For the first time in the Philippines, the works of Hans Bacher, one of the world’s most acclaimed animators and production designers, is now on display with The Hans Bacher Collection. Spearheaded by the Benilde Center for Campus Art (CCA) and the AB Animation program, the exhibit opened last May 16.
Photos by Fritz Reyes
Held at the 11/F Animation Hallway of the School of Design and Arts (SDA) Campus, this exhibit centers on the production design of one of the most well-loved animated films of all time—Disney’s Mulan. A simple yet impactful tale of a girl in Imperial China who breaks away from the standards of tradition and forges her own destiny, it’s no surprise that Mulan, which was released in 1998, continues to capture the hearts of countless generations.
Photos by Fritz Reyes
The exhibit opened with remarks from Patrick Astilla, the Animation Department Chair, Arch. Gerry Torres, Head of the CCA, Benilde President Br. Dennis Magbanua, FSC, and finally, legendary production designer Hans Bacher himself.
In his message, Bacher said the featured pieces were a mere sliver of his collection. “I think there’s enough material for probably an exhibition every two weeks for the next 10 years. I always had that dream for the last, probably 15 to 18 years to share what I have with students who want to learn —[who] want to profit from the work of the past.”
The exhibit consists of concept sketches for characters, paintings of the scene locations, clay models, notes, and everything in between, giving the audience a glimpse of how the individual parts of Mulan were developed. The overall style of the film was Bacher’s own idea, conceptualized in within the span of a few hours, as said in his opening message.

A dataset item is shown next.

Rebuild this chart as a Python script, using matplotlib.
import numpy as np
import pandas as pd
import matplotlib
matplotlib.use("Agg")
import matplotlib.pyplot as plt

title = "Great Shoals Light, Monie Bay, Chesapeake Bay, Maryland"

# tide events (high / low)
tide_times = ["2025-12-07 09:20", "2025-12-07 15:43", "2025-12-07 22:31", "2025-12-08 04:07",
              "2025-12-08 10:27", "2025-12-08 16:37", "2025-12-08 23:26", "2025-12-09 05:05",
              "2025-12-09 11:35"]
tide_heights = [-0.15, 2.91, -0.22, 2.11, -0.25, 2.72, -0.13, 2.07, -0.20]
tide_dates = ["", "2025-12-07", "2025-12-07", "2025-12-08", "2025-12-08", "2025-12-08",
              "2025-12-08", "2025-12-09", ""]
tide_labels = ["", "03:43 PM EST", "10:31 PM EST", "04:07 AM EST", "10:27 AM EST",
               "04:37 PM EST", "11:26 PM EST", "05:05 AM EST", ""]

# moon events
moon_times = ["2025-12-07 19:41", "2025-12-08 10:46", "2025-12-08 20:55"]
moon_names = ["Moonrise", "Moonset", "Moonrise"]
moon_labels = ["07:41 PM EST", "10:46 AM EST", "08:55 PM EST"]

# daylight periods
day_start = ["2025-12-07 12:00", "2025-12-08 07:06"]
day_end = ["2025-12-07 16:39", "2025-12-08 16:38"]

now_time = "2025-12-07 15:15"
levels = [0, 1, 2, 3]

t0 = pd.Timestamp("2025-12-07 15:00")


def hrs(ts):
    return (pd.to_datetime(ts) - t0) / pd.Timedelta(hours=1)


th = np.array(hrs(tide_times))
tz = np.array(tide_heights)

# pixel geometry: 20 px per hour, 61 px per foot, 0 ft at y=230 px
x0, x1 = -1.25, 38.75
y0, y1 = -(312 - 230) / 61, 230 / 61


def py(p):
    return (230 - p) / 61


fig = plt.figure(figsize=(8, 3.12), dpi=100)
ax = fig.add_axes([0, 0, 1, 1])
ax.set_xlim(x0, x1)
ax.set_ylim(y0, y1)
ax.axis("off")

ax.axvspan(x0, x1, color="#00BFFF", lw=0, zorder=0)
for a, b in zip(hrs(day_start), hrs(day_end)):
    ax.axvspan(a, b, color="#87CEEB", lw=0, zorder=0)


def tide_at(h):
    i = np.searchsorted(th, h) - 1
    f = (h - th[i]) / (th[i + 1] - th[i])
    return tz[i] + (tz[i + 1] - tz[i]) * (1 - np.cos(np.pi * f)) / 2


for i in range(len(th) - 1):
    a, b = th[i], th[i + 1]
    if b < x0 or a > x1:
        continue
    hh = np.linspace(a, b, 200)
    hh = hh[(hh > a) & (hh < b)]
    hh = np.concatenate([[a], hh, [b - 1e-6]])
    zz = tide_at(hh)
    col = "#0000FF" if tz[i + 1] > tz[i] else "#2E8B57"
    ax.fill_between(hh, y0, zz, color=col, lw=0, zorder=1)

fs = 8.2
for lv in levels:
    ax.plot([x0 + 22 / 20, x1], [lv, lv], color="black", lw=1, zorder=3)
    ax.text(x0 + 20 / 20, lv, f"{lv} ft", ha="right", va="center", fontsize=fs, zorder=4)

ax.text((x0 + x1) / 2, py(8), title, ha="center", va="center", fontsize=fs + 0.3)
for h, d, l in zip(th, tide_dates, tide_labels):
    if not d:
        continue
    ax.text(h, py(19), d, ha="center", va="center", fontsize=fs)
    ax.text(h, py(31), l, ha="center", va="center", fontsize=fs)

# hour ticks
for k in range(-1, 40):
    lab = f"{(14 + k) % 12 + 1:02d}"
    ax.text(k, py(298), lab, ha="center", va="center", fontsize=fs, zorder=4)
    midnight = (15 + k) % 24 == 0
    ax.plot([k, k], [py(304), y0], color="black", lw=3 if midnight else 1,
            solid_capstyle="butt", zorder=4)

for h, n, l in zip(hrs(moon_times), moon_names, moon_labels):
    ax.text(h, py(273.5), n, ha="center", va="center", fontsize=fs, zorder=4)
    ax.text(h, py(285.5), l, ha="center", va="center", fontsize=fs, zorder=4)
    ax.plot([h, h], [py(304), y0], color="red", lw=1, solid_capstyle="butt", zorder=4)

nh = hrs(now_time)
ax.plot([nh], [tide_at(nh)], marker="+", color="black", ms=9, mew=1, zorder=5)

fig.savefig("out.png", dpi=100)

After working on visual development for about two years, Bacher and his team of some 20 artists still didn’t have the final look, until it came to him one night.
“I had the idea and I painted the first three paintings, one after the other, and I knew when those three designs were finished – that’s the look of the film. After that, the director fell from his chair and said ‘oh my god, that’s it!’ I was happy that the whole thing fell out of my brain and onto paper,” he said.
Photo by Fritz Reyes
Bacher, who has also worked on films such as Beauty and the Beast, Hercules, The Lion King and Atlantis to name a few, has had a passion for animation from a young age, inspired by films such as 101 Dalmatians and Bambi.
In an interview with The Benildean, Bacher said “I think I did the first animated tests when I was only 10 or 11 years old, and I made my first animated short when I was 14 [or] so. I always knew I wanted to do it. [But] it took about fifteen years until I finally entered feature films.”
In the time that he was not working on animation, Bacher became something of a jack of all trades on the creative side of film and television, creating everything from advertisements to character designs.
Of his vast repertoire of work, Mulan was the one he was most proud of.
“It nearly looks like what I had in mind. And the translations from the very first designs to the final film is pretty well done. There’s only a very small amount of criticism that I have. But yeah, in general it is the one that I’m proud of.”
The Hans Bacher Collection can be viewed at the 11/F Animation Hallway of the SDA campus and runs from May 17 to August 31, 2019.